Echoing Apple, Microsoft bans Flash from Metro IE10 in Windows 8
One 'skin' of the browser will support plug-ins like Flash, another will not
Computerworld - Microsoft will not support browser plug-ins, including Adobe's Flash, in one of the two versions of Internet Explorer to be bundled with Windows 8, a company executive said today.
As he explained Microsoft's reasoning, Dean Hachamovitch, the executive who leads the IE team, used some deja vu, echoing motives cited by Apple's then-CEO Steve Jobs more than a year ago.

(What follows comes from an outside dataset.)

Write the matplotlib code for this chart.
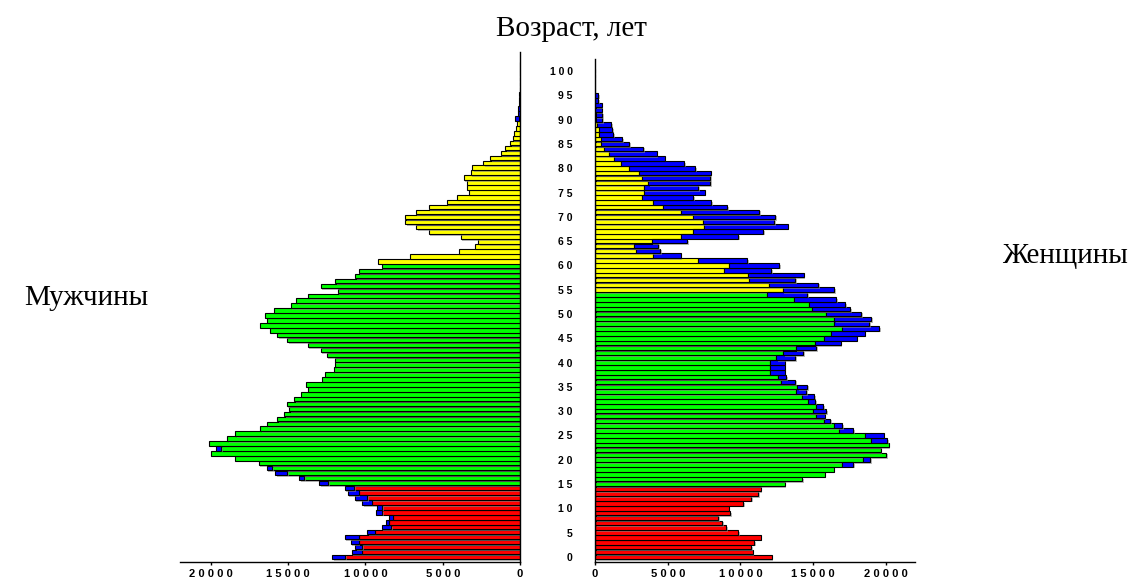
import numpy as np
import matplotlib
matplotlib.use('Agg')
import matplotlib.pyplot as plt
import matplotlib.patheffects as pe

# Ages 0..100
ages = np.arange(0, 101)

# Men: base value (red/green/yellow part) and excess shown in blue
men_base = [11300, 10250, 10200, 10450, 10450, 9400, 8350, 8500, 8250, 8900,
            8900, 9600, 9900, 10450, 10750, 12400, 13950, 15050, 16050, 16900,
            18450, 20000, 19350, 20100, 18950, 18450, 16800, 16400, 15700, 15250,
            14950, 15100, 14600, 14150, 13750, 13850, 12800, 12600, 12050, 11950,
            12000, 12500, 12900, 13750, 15050, 15700, 16200, 16850, 16400, 16500,
            15900, 14850, 14500, 13700, 11800, 12900, 11950, 10650, 10450, 8950,
            9200, 7150, 3950, 2900, 2700, 3850, 5900, 6700, 7450, 7450,
            6750, 5900, 4750, 4050, 3300, 3400, 3400, 3650, 3200, 3100,
            2400, 1950, 1250, 950, 650, 480, 370, 260, 220, 50,
            0, 0, 0, 0, 0, 0, 0, 0, 0, 0, 0]
men_extra = [850, 650, 450, 500, 900, 500, 600, 200, 250, 400,
             350, 600, 800, 700, 600, 600, 350, 800, 350, 0,
             0, 0, 300, 0, 0, 0, 0, 0, 0, 0,
             0, 0, 0, 0, 0, 0, 0, 0, 0, 0,
             0, 0, 0, 0, 0, 0, 0, 0, 0, 0,
             0, 0, 0, 0, 0, 0, 0, 0, 0, 0,
             0, 0, 0, 0, 0, 0, 0, 0, 0, 0,
             0, 0, 0, 0, 0, 0, 0, 0, 0, 0,
             0, 0, 0, 0, 0, 0, 0, 0, 0, 250,
             120, 100, 90, 70, 60, 0, 0, 0, 0, 0, 0]

# Women
women_base = [12150, 10850, 10750, 10950, 11400, 9850, 9000, 8750, 8450, 9300,
              9200, 10200, 10750, 11200, 11400, 13050, 14250, 15800, 16400, 16950,
              18400, 20000, 19650, 20200, 18950, 18550, 16750, 16400, 15750, 15200,
              15000, 15200, 14650, 14250, 13800, 13900, 12800, 12600, 12050, 12000,
              12050, 12450, 12950, 13800, 15100, 15750, 16250, 17000, 16450, 16450,
              15900, 14900, 14700, 13700, 11800, 12900, 11950, 10600, 10500, 8850,
              9200, 7100, 4000, 2850, 2700, 3900, 5900, 6750, 7500, 7400,
              6750, 5900, 4650, 4000, 3250, 3350, 3350, 3650, 3250, 3000,
              2350, 1800, 1300, 950, 600, 400, 400, 300, 300, 150,
              50, 50, 0, 0, 0, 0, 0, 0, 0, 0, 0]
women_extra = [0, 0, 0, 0, 0, 0, 0, 0, 0, 0,
               0, 0, 0, 0, 0, 0, 0, 0, 0, 800,
               500, 0, 0, 0, 1150, 1300, 1000, 600, 400, 600,
               900, 500, 500, 800, 700, 700, 950, 550, 1000, 1050,
               1000, 1300, 1350, 1400, 1800, 2250, 2300, 2550, 2400, 2550,
               2400, 2650, 2500, 2900, 2800, 3550, 3400, 3150, 3850, 3250,
               3450, 3350, 1900, 1650, 1650, 2450, 3950, 4800, 5750, 4900,
               5650, 5400, 4450, 4000, 3500, 4200, 3750, 4250, 4650, 4950,
               4550, 4350, 3500, 3300, 2700, 1950, 1450, 950, 900, 950,
               450, 450, 450, 450, 200, 200, 0, 0, 0, 0, 0]

x_ticks = [0, 5000, 10000, 15000, 20000]
x_tick_labels = ['0', '5 0 0 0', '1 0 0 0 0', '1 5 0 0 0', '2 0 0 0 0']
age_ticks = list(range(0, 101, 5))
age_tick_labels = [' '.join(str(a)) for a in age_ticks]

retire_men = 60
retire_women = 55


def group_colors(retire_age):
    cols = []
    for a in ages:
        if a < 15:
            cols.append('#ff0000')
        elif a < retire_age:
            cols.append('#00ff00')
        else:
            cols.append('#ffff00')
    return cols


shadow = [pe.withSimplePatchShadow(offset=(1.2, -1.2), shadow_rgbFace='0.55', alpha=0.6)]

fig = plt.figure(figsize=(11.44, 5.81), dpi=100)

ax_m = fig.add_axes([180 / 1144, 19.3 / 581, 340 / 1144, 509.7 / 581])
ax_w = fig.add_axes([595 / 1144, 19.3 / 581, 320 / 1144, 502.7 / 581])

for ax, base, extra, retire in [(ax_m, men_base, men_extra, retire_men),
                                (ax_w, women_base, women_extra, retire_women)]:
    base = np.array(base)
    extra = np.array(extra)
    ax.barh(ages, base, height=0.92, color=group_colors(retire),
            edgecolor='black', linewidth=0.8, path_effects=shadow, zorder=2)
    mask = extra > 0
    ax.barh(ages[mask], extra[mask], left=base[mask], height=0.92, color='#0000ff',
            edgecolor='black', linewidth=0.8, path_effects=shadow, zorder=2)
    ax.set_ylim(-1, 102.5)
    ax.set_xticks(x_ticks)
    ax.set_xticklabels(x_tick_labels, fontsize=8, fontweight='bold',
                       family='Liberation Sans')
    ax.tick_params(axis='x', direction='out', length=2.5, width=1, pad=2.5)
    ax.spines['top'].set_visible(False)
    for s in ax.spines.values():
        s.set_linewidth(1)

ax_m.set_xlim(22000, 0)
ax_m.spines['left'].set_visible(False)
ax_m.yaxis.tick_right()
ax_m.set_yticks([])

ax_w.set_xlim(0, 22000)
ax_w.spines['right'].set_visible(False)
ax_w.set_yticks(age_ticks)
ax_w.set_yticklabels(age_tick_labels, fontsize=7.5, fontweight='bold',
                     family='Liberation Sans')
ax_w.tick_params(axis='y', length=0, pad=16)

fig.text(571 / 1144, 1 - 36 / 581, 'Возраст, лет', ha='center', va='baseline',
         fontsize=21, family='Liberation Serif')
fig.text(1002 / 1144, 1 - 263 / 581, 'Женщины', ha='left', va='baseline',
         fontsize=21, family='Liberation Serif')
fig.text(148 / 1144, 1 - 305 / 581, 'Мужчины', ha='right', va='baseline',
         fontsize=21, family='Liberation Serif')

fig.savefig('out.png', dpi=100)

Internet Explorer 10 (IE10), the edition included with the Windows 8 developer preview that Microsoft launched earlier this week, will come in two flavors. One will run in the Metro interface, the tile-based look borrowed from Windows Phone 7, while the other will run on the more traditional desktop, also available to Windows 8 users.

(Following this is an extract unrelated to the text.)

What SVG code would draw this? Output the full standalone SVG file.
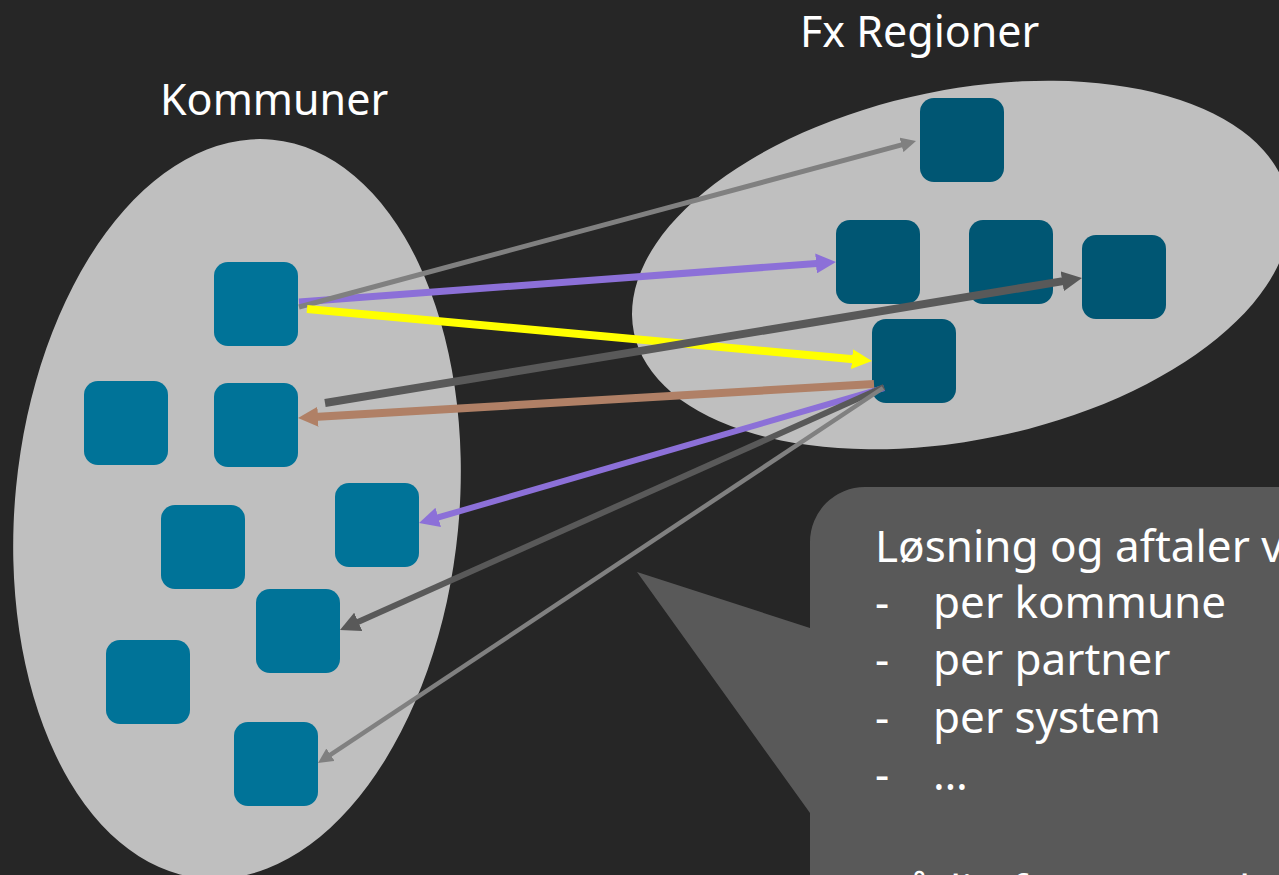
<svg xmlns="http://www.w3.org/2000/svg" width="1279" height="875" viewBox="0 0 1279 875">
<style>
.bg{fill:#262626}
.grp{fill:#bfbfbf}
.kom{fill:#007398}
.reg{fill:#005673}
.t{font-family:"Noto Sans","Open Sans","DejaVu Sans",sans-serif;fill:#ffffff;font-size:44px}
.ttl{font-size:43px}
.c{fill:none;stroke-linecap:butt}
.callout{fill:#595959}
</style>
<defs>
<marker id="ah-gray" markerUnits="userSpaceOnUse" viewBox="0 0 15 15" markerWidth="15" markerHeight="15" refX="3" refY="7.5" orient="auto"><path d="M0,0 L15,7.5 L0,15 z" fill="#808080"/></marker>
<marker id="ah-purple" markerUnits="userSpaceOnUse" viewBox="0 0 20 20" markerWidth="20" markerHeight="20" refX="4" refY="10" orient="auto"><path d="M0,0 L20,10 L0,20 z" fill="#8c70d8"/></marker>
<marker id="ah-yellow" markerUnits="userSpaceOnUse" viewBox="0 0 20 20" markerWidth="20" markerHeight="20" refX="4" refY="10" orient="auto"><path d="M0,0 L20,10 L0,20 z" fill="#ffff00"/></marker>
<marker id="ah-dark" markerUnits="userSpaceOnUse" viewBox="0 0 20 20" markerWidth="20" markerHeight="20" refX="4" refY="10" orient="auto"><path d="M0,0 L20,10 L0,20 z" fill="#595959"/></marker>
<marker id="ah-brown" markerUnits="userSpaceOnUse" viewBox="0 0 20 20" markerWidth="20" markerHeight="20" refX="4" refY="10" orient="auto"><path d="M0,0 L20,10 L0,20 z" fill="#b08066"/></marker>
</defs>
<rect class="bg" x="0" y="0" width="1279" height="875"/>

<g id="kommuner">
<ellipse class="grp" cx="237" cy="509" rx="222" ry="371" transform="rotate(5.5 237 509)"/>
<text class="t ttl" x="160" y="115">Kommuner</text>
</g>
<g id="regioner">
<ellipse class="grp" cx="961" cy="265" rx="334" ry="175" transform="rotate(-11.7 961 265)"/>
<text class="t ttl" x="800" y="47">Fx Regioner</text>
</g>

<g id="k1"><rect class="kom" x="214" y="262" width="84" height="84" rx="14"/></g>
<g id="k2"><rect class="kom" x="84" y="381" width="84" height="84" rx="14"/></g>
<g id="k3"><rect class="kom" x="214" y="383" width="84" height="84" rx="14"/></g>
<g id="k4"><rect class="kom" x="335" y="483" width="84" height="84" rx="14"/></g>
<g id="k5"><rect class="kom" x="161" y="505" width="84" height="84" rx="14"/></g>
<g id="k6"><rect class="kom" x="256" y="589" width="84" height="84" rx="14"/></g>
<g id="k7"><rect class="kom" x="106" y="640" width="84" height="84" rx="14"/></g>
<g id="k8"><rect class="kom" x="234" y="722" width="84" height="84" rx="14"/></g>

<g id="r1"><rect class="reg" x="920" y="98" width="84" height="84" rx="14"/></g>
<g id="r2"><rect class="reg" x="836" y="220" width="84" height="84" rx="14"/></g>
<g id="r3"><rect class="reg" x="969" y="220" width="84" height="84" rx="14"/></g>
<g id="r4"><rect class="reg" x="1082" y="235" width="84" height="84" rx="14"/></g>
<g id="r5"><rect class="reg" x="872" y="319" width="84" height="84" rx="14"/></g>

<g id="connectors" class="c">
<line x1="299" y1="302" x2="820" y2="263.2" stroke="#8c70d8" stroke-width="7" marker-end="url(#ah-purple)"/>
<line x1="299" y1="307" x2="904.4" y2="144.1" stroke="#808080" stroke-width="5" marker-end="url(#ah-gray)"/>
<line x1="307" y1="309" x2="856" y2="359.5" stroke="#ffff00" stroke-width="8" marker-end="url(#ah-yellow)"/>
<line x1="325" y1="403" x2="1066.2" y2="280.6" stroke="#595959" stroke-width="8" marker-end="url(#ah-dark)"/>
<line x1="874" y1="384" x2="314" y2="417" stroke="#b08066" stroke-width="8" marker-end="url(#ah-brown)"/>
<line x1="884" y1="388" x2="434.4" y2="518.5" stroke="#8c70d8" stroke-width="6" marker-end="url(#ah-purple)"/>
<line x1="884" y1="387" x2="354.6" y2="623.5" stroke="#595959" stroke-width="6" marker-end="url(#ah-dark)"/>
<line x1="883" y1="388" x2="328" y2="756.4" stroke="#808080" stroke-width="4.5" marker-end="url(#ah-gray)"/>
</g>

<g id="callout">
<path class="callout" d="M810,542 A55,55 0 0 1 865,487 L1290,487 L1290,885 L810,885 L810,813 L637,572 L810,628 Z"/>
<text class="t" x="875" y="562">Løsning og aftaler v</text>
<text class="t" x="875" y="618">-</text><text class="t" x="933" y="618">per kommune</text>
<text class="t" x="875" y="675">-</text><text class="t" x="933" y="675">per partner</text>
<text class="t" x="875" y="733">-</text><text class="t" x="933" y="733">per system</text>
<text class="t" x="875" y="790">-</text><text class="t" x="933" y="790">…</text>
<text class="t" x="875" y="907">Dårlig for mange kommuner</text>
</g>
</svg>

Microsoft called the former "Metro style IE."
That's the one that will be "plug-in free," Hachamovitch said in a Thursday blog.
"The Metro style browser in Windows 8 is as HTML5-only as possible, and plug-in free," said Hachamovitch. "The experience that plug-ins provide today is not a good match with Metro style browsing and the modern HTML5 Web."

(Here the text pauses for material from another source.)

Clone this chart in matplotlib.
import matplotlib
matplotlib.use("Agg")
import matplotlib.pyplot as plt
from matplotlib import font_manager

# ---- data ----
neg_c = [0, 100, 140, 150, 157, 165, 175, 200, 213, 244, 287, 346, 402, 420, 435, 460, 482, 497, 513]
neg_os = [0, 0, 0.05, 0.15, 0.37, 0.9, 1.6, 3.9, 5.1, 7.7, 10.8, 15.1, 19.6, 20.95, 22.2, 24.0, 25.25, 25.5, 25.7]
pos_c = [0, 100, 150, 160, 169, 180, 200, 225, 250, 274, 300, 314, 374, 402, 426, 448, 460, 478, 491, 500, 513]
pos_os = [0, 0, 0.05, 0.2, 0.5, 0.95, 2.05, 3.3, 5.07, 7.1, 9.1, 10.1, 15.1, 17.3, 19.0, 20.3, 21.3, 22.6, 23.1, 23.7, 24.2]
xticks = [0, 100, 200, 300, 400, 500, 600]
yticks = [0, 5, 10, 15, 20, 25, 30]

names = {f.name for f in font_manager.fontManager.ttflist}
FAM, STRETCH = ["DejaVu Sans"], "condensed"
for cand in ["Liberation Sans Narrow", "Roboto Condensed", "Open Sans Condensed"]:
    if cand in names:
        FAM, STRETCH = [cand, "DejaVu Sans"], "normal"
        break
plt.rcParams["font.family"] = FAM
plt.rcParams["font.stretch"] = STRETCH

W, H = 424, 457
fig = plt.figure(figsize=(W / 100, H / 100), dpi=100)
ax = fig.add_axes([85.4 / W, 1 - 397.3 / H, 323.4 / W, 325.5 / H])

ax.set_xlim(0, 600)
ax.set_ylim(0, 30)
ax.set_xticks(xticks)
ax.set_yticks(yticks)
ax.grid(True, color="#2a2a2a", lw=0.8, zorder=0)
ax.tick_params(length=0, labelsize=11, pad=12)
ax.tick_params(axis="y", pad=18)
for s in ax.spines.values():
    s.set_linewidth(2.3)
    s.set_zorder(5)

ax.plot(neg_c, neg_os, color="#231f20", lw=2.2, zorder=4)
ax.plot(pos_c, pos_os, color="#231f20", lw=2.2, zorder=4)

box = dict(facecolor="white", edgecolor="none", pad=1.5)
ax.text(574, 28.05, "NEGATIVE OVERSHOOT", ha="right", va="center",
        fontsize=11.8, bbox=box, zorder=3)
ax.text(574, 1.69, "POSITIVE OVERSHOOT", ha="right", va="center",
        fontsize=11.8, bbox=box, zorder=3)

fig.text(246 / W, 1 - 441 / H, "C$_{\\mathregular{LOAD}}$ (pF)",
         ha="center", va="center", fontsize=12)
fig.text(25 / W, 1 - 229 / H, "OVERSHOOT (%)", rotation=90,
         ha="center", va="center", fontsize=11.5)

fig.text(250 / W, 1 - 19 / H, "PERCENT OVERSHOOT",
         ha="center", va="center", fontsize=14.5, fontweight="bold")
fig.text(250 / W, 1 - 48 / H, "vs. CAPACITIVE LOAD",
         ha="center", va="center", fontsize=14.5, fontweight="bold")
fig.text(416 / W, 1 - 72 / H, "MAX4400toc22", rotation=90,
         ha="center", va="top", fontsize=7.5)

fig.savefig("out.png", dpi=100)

Both versions of IE10 on Windows 8 will use the same rendering engine, added Hachamovitch in a separate blog entry published Wednesday.
Because it's plug-in free, the Metro IE10 -- a separate app written for the Metro interface, not just a "visual design," said Hachamovitch -- does not support Flash, Adobe's popular media player.
Hachamovitch relied on many of the same arguments that Apple has peddled for years as it defended its decision to ban Flash from the iPhone and iPad.
"Running Metro style IE plug-in free improves battery life as well as security, reliability, and privacy for consumers," said Hachamovitch today.
In a long letter made public in April 2010, Apple's then-CEO Steve Jobs ticked off security, reliability, performance and power issues as reasons why Apple would never allow Flash on iOS.
"We know first hand that Flash is the number one reason Macs crash," said Jobs in his unusual "Thoughts on Flash" epistle. "We don't want to reduce the reliability and security of our iPhones, iPods and iPads by adding Flash."